# SUPPLIED INFORMATION
%%
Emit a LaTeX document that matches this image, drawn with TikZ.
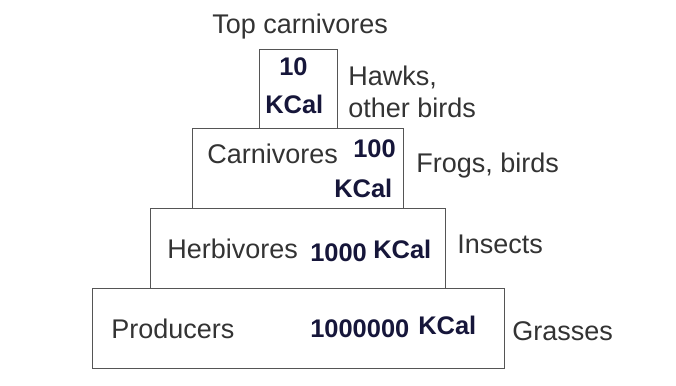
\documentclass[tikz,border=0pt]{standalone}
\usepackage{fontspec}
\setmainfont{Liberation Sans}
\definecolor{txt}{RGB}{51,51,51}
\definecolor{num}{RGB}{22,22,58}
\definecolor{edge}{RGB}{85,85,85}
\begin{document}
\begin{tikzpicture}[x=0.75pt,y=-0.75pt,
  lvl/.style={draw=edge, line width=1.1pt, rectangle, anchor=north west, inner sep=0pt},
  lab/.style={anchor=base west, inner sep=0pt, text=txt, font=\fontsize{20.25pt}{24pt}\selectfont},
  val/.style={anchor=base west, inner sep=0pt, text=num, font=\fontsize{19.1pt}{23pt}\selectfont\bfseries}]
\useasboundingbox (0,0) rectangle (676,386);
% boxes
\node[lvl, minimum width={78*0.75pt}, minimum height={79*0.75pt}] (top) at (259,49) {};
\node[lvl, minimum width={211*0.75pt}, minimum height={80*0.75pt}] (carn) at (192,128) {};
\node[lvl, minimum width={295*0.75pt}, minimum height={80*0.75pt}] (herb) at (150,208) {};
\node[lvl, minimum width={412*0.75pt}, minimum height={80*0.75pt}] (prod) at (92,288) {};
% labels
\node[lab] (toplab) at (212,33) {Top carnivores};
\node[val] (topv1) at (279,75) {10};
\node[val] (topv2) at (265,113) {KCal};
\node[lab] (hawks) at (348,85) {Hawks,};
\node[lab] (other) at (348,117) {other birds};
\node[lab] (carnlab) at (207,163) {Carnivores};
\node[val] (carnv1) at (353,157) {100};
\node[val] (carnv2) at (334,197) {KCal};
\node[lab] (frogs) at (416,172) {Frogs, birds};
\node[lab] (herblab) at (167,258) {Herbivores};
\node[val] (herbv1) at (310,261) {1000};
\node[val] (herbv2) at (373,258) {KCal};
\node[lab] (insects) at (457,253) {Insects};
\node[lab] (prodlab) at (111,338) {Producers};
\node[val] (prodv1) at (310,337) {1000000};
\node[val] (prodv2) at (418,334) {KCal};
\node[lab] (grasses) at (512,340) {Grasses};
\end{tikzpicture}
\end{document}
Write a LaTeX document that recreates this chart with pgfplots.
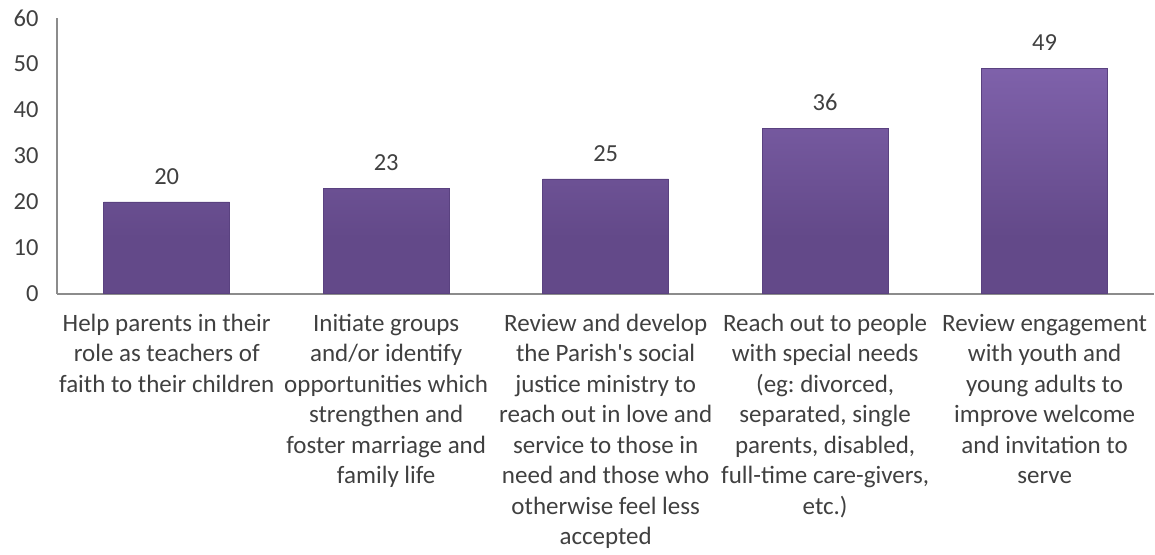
%%
# TASK STATEMENT
Filter the records above for "that" and copy every matching line.

# WRITTEN ANSWER
Emit a LaTeX document that matches this image, drawn with TikZ.
Write a LaTeX document that recreates this chart with pgfplots.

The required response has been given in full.